• GIVEN INSTRUCTION:
Exactly as they appear, output all of the records. Skip any images.

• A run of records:

========

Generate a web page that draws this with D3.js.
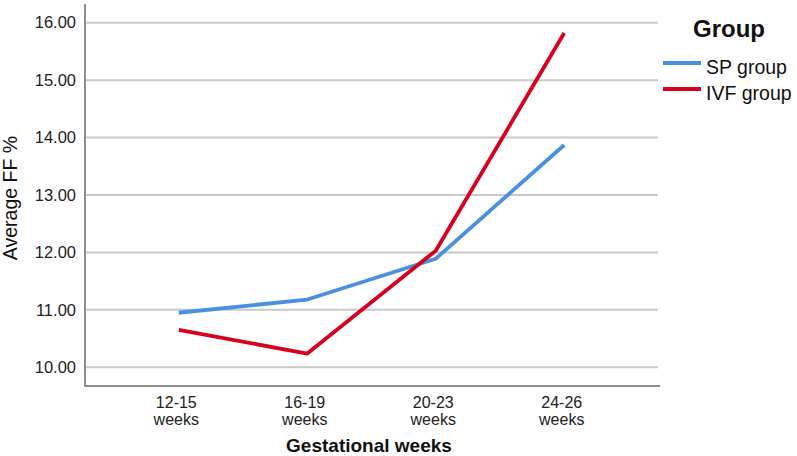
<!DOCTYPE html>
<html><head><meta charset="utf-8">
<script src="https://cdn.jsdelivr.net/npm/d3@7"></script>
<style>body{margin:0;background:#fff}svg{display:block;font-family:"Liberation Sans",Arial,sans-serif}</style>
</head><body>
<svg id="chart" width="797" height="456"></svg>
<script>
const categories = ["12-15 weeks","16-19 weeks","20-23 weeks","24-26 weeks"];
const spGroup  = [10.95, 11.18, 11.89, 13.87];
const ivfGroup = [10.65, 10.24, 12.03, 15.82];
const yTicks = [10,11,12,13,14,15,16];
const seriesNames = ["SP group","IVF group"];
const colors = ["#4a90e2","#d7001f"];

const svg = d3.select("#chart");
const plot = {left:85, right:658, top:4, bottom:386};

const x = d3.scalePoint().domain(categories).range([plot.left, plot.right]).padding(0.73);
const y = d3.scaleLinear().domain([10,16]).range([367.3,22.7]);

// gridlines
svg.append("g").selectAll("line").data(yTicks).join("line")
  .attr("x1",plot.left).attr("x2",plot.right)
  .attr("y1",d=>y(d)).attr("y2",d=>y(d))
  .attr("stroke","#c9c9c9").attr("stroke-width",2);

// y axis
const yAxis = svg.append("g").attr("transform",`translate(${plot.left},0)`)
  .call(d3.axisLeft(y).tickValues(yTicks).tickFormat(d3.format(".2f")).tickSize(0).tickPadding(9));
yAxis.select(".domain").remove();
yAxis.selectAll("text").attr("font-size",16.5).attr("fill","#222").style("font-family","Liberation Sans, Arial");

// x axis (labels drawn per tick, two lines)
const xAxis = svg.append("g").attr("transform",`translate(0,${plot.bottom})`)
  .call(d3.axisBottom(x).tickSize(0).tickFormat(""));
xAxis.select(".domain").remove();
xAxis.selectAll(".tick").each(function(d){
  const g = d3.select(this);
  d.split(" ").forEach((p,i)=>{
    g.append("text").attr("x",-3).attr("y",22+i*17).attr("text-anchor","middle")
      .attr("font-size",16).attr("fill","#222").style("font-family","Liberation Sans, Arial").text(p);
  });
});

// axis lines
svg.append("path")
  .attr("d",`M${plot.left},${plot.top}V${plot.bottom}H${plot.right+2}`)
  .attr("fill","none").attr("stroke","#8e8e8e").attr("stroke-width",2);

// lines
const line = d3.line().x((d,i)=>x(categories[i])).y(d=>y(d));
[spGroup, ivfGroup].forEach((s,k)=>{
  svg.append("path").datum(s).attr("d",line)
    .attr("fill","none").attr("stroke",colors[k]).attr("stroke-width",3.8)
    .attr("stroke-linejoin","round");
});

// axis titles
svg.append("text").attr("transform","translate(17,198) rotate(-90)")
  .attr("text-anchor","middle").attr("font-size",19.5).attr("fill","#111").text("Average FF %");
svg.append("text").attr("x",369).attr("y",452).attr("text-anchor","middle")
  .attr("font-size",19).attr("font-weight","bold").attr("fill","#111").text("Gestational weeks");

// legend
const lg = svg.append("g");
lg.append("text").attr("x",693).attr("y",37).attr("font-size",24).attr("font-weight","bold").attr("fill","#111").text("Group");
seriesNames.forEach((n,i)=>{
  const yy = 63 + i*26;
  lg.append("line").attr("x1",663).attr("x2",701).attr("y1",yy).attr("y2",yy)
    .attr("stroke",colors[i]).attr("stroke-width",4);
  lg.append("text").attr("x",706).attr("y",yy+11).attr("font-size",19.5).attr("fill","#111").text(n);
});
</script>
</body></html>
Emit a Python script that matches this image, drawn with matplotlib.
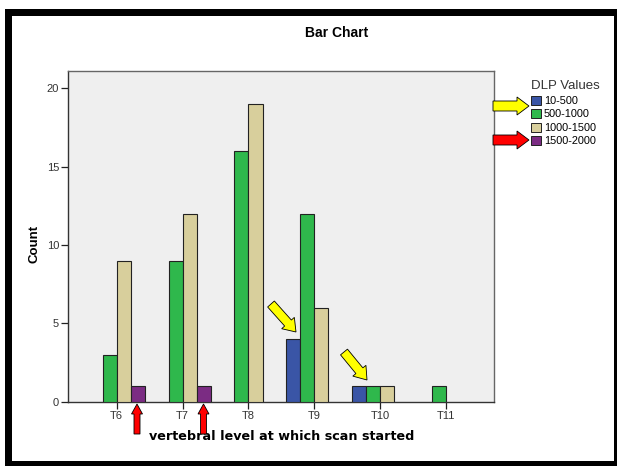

========

• EXERCISE RESULT:
Generate a web page that draws this with D3.js.
<!DOCTYPE html>
<html><head><meta charset="utf-8">
<script src="https://cdn.jsdelivr.net/npm/d3@7"></script>
<style>body{margin:0;background:#fff}svg{display:block;font-family:"Liberation Sans",Arial,sans-serif}</style>
</head><body>
<svg id="chart" width="797" height="456"></svg>
<script>
const categories = ["12-15 weeks","16-19 weeks","20-23 weeks","24-26 weeks"];
const spGroup  = [10.95, 11.18, 11.89, 13.87];
const ivfGroup = [10.65, 10.24, 12.03, 15.82];
const yTicks = [10,11,12,13,14,15,16];
const seriesNames = ["SP group","IVF group"];
const colors = ["#4a90e2","#d7001f"];

const svg = d3.select("#chart");
const plot = {left:85, right:658, top:4, bottom:386};

const x = d3.scalePoint().domain(categories).range([plot.left, plot.right]).padding(0.73);
const y = d3.scaleLinear().domain([10,16]).range([367.3,22.7]);

// gridlines
svg.append("g").selectAll("line").data(yTicks).join("line")
  .attr("x1",plot.left).attr("x2",plot.right)
  .attr("y1",d=>y(d)).attr("y2",d=>y(d))
  .attr("stroke","#c9c9c9").attr("stroke-width",2);

// y axis
const yAxis = svg.append("g").attr("transform",`translate(${plot.left},0)`)
  .call(d3.axisLeft(y).tickValues(yTicks).tickFormat(d3.format(".2f")).tickSize(0).tickPadding(9));
yAxis.select(".domain").remove();
yAxis.selectAll("text").attr("font-size",16.5).attr("fill","#222").style("font-family","Liberation Sans, Arial");

// x axis (labels drawn per tick, two lines)
const xAxis = svg.append("g").attr("transform",`translate(0,${plot.bottom})`)
  .call(d3.axisBottom(x).tickSize(0).tickFormat(""));
xAxis.select(".domain").remove();
xAxis.selectAll(".tick").each(function(d){
  const g = d3.select(this);
  d.split(" ").forEach((p,i)=>{
    g.append("text").attr("x",-3).attr("y",22+i*17).attr("text-anchor","middle")
      .attr("font-size",16).attr("fill","#222").style("font-family","Liberation Sans, Arial").text(p);
  });
});

// axis lines
svg.append("path")
  .attr("d",`M${plot.left},${plot.top}V${plot.bottom}H${plot.right+2}`)
  .attr("fill","none").attr("stroke","#8e8e8e").attr("stroke-width",2);

// lines
const line = d3.line().x((d,i)=>x(categories[i])).y(d=>y(d));
[spGroup, ivfGroup].forEach((s,k)=>{
  svg.append("path").datum(s).attr("d",line)
    .attr("fill","none").attr("stroke",colors[k]).attr("stroke-width",3.8)
    .attr("stroke-linejoin","round");
});

// axis titles
svg.append("text").attr("transform","translate(17,198) rotate(-90)")
  .attr("text-anchor","middle").attr("font-size",19.5).attr("fill","#111").text("Average FF %");
svg.append("text").attr("x",369).attr("y",452).attr("text-anchor","middle")
  .attr("font-size",19).attr("font-weight","bold").attr("fill","#111").text("Gestational weeks");

// legend
const lg = svg.append("g");
lg.append("text").attr("x",693).attr("y",37).attr("font-size",24).attr("font-weight","bold").attr("fill","#111").text("Group");
seriesNames.forEach((n,i)=>{
  const yy = 63 + i*26;
  lg.append("line").attr("x1",663).attr("x2",701).attr("y1",yy).attr("y2",yy)
    .attr("stroke",colors[i]).attr("stroke-width",4);
  lg.append("text").attr("x",706).attr("y",yy+11).attr("font-size",19.5).attr("fill","#111").text(n);
});
</script>
</body></html>
Emit a Python script that matches this image, drawn with matplotlib.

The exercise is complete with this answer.